The second question is whether the court erred in refusing to release lands from the mortgage where the instrument provided for such release.

No request was made of the trial to release the lands until a petition for rehearing was filed after the judgment of foreclosure, but before the sale. The trial court denied the release, holding that appellant could not raise the question for the first time on rehearing. However, in Hollywood, Inc. v. Clark, 153 Fla. 501, 15 So.2d 175 (1943), such a contention was rejected. Hollywood involved a suit to quiet title wherein plaintiffs sought to invalidate a deed which was recorded by defendants. The court entered judgment for plaintiffs. Defendants petitioned for rehearing contending for the first time in the motion that plaintiffs should be required to reimburse defendants for the taxes they had paid in previous years on the property. In essence, the court held that when sufficient evidence exists before the court so that only a question of applying the law exists and the other party is not taken by surprise, the trial judge has broad discretion to act on such matters without the need for new and amended pleadings. Id. at 185.

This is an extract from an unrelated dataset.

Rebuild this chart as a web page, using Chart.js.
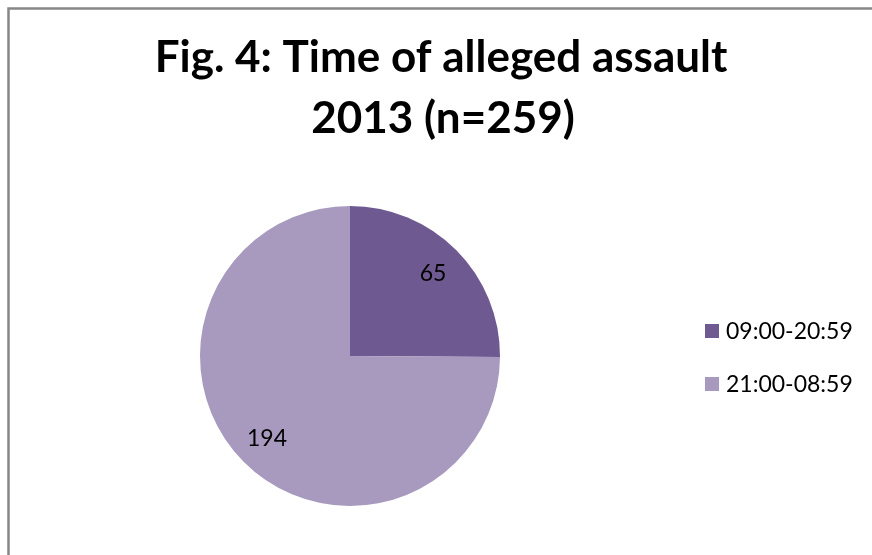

As a general rule, before a trial judge will be held in error, he must be presented with an opportunity to rule on the matter before him. Margolis v. Klein, 184 So.2d 205 (Fla. 3d DCA 1966). An amendment to the pleadings is therefore usually necessary where issues are sought to be litigated which are not raised by the pleadings. See Fla.R.Civ.P. 1.190.

In the case before us, the mortgage was introduced and evidence relevant to the partial release was in the record. The court below was acting on the incorrect premise that consideration of the partial release was precluded. Since the case will be remanded for trial on the fraud issue, this point will vanish should the court require appellant to amend to ask for the release.

REVERSED and REMANDED for trial.

DAUKSCH, C.J., and SHARP, J., concur.